**WHAT YOU ARE ASKED TO DO**
Reproduce, character for character, the lines below from the first through the one with "import matplotlib.pyplot as plt". Leave pictures out.

◇ ◇ ◇ ◇ ◇

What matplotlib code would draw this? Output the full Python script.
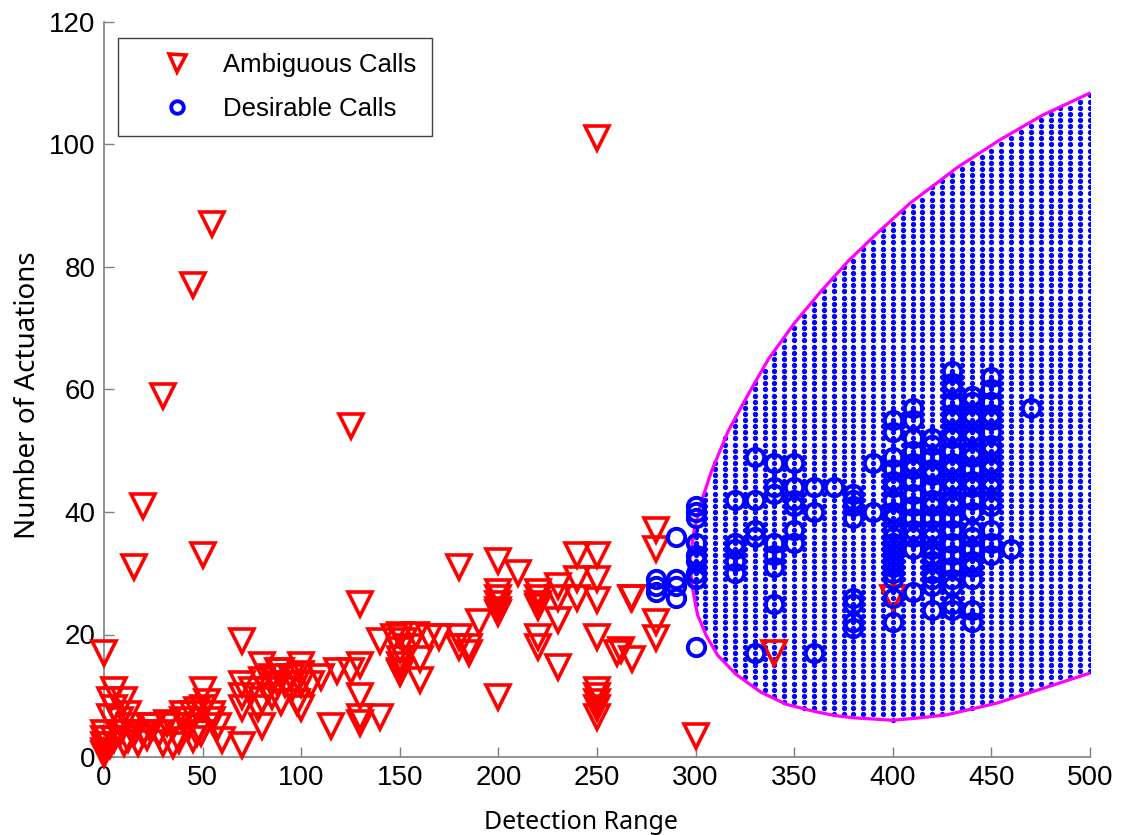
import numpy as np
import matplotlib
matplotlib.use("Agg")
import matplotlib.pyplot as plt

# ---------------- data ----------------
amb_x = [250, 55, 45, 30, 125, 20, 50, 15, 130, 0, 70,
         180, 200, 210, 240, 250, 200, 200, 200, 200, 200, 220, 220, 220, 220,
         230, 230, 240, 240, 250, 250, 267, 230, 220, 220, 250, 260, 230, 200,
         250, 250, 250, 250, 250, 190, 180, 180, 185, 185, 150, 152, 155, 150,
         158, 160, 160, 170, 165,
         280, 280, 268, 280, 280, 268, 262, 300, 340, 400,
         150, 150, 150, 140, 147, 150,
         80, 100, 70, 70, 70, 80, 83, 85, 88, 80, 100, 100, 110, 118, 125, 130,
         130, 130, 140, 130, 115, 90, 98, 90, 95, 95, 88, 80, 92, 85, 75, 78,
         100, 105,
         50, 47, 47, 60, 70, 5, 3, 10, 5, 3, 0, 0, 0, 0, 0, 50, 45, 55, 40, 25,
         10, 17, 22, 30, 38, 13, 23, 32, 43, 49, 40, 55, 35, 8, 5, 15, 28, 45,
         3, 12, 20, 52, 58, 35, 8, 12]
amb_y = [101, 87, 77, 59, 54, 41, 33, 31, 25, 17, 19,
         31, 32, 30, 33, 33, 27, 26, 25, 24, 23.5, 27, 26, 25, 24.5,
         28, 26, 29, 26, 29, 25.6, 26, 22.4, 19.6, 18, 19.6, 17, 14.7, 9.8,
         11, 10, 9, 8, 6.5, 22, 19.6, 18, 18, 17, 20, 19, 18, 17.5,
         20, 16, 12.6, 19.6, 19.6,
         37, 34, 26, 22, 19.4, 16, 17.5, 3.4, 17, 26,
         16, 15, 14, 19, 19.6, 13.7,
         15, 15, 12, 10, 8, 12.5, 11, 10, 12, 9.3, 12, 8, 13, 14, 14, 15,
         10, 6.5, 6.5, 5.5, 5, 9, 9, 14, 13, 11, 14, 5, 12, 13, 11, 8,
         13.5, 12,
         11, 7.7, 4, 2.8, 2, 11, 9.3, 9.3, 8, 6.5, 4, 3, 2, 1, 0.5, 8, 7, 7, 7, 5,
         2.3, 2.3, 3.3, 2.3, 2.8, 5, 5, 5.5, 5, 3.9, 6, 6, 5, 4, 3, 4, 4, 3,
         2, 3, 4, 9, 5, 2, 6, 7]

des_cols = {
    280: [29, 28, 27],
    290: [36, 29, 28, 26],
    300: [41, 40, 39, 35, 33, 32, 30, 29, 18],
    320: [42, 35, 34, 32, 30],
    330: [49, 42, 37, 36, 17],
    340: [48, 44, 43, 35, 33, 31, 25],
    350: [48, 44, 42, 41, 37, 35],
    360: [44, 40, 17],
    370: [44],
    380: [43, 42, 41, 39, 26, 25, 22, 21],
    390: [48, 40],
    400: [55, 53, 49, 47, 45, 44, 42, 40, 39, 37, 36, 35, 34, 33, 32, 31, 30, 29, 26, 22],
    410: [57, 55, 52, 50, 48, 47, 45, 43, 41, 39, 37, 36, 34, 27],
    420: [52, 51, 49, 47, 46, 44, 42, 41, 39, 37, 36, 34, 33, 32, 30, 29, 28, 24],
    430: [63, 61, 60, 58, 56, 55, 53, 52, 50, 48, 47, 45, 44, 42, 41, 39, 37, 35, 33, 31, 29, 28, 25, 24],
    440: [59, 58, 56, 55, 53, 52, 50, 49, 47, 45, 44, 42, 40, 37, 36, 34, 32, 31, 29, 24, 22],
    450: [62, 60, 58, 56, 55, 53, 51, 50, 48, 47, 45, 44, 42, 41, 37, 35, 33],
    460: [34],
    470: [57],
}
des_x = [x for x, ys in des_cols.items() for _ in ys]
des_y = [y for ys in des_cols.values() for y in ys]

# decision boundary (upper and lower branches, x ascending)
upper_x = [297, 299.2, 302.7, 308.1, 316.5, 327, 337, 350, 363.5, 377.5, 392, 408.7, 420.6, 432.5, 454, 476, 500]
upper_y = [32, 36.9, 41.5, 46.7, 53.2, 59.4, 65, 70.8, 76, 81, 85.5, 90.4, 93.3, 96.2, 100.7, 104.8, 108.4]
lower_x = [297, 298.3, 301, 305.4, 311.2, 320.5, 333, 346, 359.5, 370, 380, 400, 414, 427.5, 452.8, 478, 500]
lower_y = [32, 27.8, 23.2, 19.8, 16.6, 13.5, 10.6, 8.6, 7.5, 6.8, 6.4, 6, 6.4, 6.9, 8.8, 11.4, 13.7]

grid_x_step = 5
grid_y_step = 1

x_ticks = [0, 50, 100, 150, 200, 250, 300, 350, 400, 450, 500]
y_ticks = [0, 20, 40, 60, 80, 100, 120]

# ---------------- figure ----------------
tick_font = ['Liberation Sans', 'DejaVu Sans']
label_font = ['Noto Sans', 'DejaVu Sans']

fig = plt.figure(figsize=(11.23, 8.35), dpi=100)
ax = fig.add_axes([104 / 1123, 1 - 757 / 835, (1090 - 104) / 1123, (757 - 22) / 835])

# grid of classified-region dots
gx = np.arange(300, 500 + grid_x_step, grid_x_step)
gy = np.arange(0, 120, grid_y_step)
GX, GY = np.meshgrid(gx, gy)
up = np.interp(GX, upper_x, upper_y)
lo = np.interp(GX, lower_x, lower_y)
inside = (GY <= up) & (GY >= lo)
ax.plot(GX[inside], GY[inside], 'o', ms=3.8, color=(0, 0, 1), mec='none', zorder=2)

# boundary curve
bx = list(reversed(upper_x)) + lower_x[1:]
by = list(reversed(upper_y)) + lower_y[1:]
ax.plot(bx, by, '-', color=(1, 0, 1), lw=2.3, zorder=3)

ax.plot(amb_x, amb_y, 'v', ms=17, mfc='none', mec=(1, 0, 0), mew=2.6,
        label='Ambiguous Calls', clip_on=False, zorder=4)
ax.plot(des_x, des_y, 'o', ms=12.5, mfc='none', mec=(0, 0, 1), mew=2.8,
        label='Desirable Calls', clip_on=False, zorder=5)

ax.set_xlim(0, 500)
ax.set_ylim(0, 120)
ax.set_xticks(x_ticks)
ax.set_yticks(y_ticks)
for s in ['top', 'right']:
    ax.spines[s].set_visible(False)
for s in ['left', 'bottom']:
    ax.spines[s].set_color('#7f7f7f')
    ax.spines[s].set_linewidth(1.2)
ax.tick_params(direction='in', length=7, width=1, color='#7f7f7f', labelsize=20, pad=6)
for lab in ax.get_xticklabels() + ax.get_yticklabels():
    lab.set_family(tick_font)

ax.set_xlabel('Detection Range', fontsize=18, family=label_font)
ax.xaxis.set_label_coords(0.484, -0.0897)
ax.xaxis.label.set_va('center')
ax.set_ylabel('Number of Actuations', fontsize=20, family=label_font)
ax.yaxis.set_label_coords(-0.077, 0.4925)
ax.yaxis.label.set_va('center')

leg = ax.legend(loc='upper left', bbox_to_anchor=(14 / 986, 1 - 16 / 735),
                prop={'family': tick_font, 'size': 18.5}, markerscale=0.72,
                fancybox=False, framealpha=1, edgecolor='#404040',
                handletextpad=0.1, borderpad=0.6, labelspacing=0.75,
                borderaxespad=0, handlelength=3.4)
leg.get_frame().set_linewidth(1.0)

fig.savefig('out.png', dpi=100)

◇ ◇ ◇ ◇ ◇

**FINAL RESULT**
What matplotlib code would draw this? Output the full Python script.
import numpy as np
import matplotlib
matplotlib.use("Agg")
import matplotlib.pyplot as plt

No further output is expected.